• The exercise: Work out how many lines in the listing below include the word "matplotlib". Give nothing but the number.

=== Data shown ===

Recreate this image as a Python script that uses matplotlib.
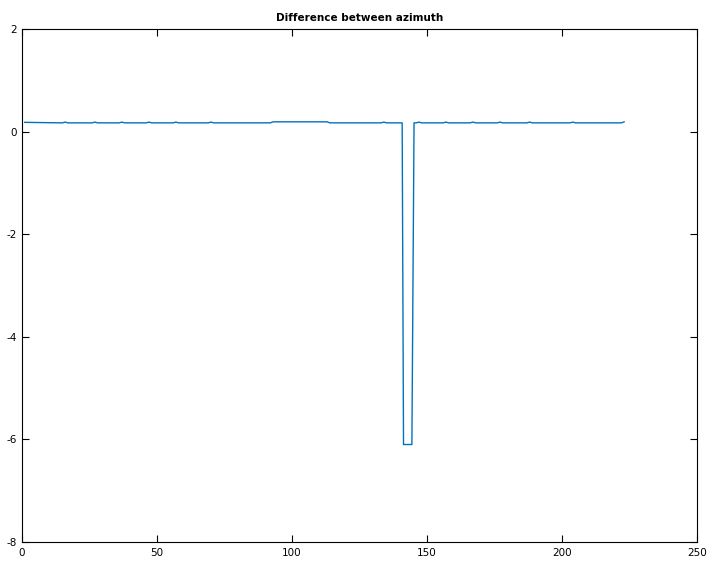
from matplotlib import pyplot as plt
import matplotlib
matplotlib.use('Agg')

plt.rcParams['axes.unicode_minus'] = False

# breakpoints of the difference curve
x_pts = [1, 15, 16, 17, 26, 27, 28, 36, 37, 38, 46, 47, 48, 56, 57, 58,
         69, 70, 71, 92, 93, 113, 114, 133, 134, 135, 140.8, 141.3, 144.4, 145.2,
         146, 147, 148, 156, 157, 158, 166, 167, 168, 176, 177, 178,
         187, 188, 189, 203, 204, 205, 222, 223]
y_pts = [0.18, 0.17, 0.185, 0.17, 0.17, 0.185, 0.17, 0.17, 0.185, 0.17, 0.17, 0.185, 0.17, 0.17, 0.185, 0.17,
         0.17, 0.185, 0.17, 0.17, 0.19, 0.19, 0.17, 0.17, 0.185, 0.17, 0.17, -6.1, -6.1, 0.17,
         0.17, 0.185, 0.17, 0.17, 0.185, 0.17, 0.17, 0.185, 0.17, 0.17, 0.185, 0.17,
         0.17, 0.185, 0.17, 0.17, 0.185, 0.17, 0.17, 0.19]

xticks = [0, 50, 100, 150, 200, 250]
yticks = [-8, -6, -4, -2, 0, 2]

fig = plt.figure(figsize=(7.18, 5.75), dpi=100)
ax = fig.add_axes([0.0306, 0.0574, 0.9402, 0.8922])
ax.plot(x_pts, y_pts, color='#0072BD', lw=1)
ax.set_xlim(0, 250)
ax.set_ylim(-8, 2)
ax.set_xticks(xticks)
ax.set_yticks(yticks)
ax.tick_params(direction='in', top=True, right=True, length=5, width=0.8, labelsize=7.5, pad=4)
for s in ax.spines.values():
    s.set_linewidth(0.8)
ax.set_title('Difference between azimuth', fontsize=7.5, fontweight='bold', pad=6)

fig.savefig('out.png', dpi=100)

===

• Solution: 4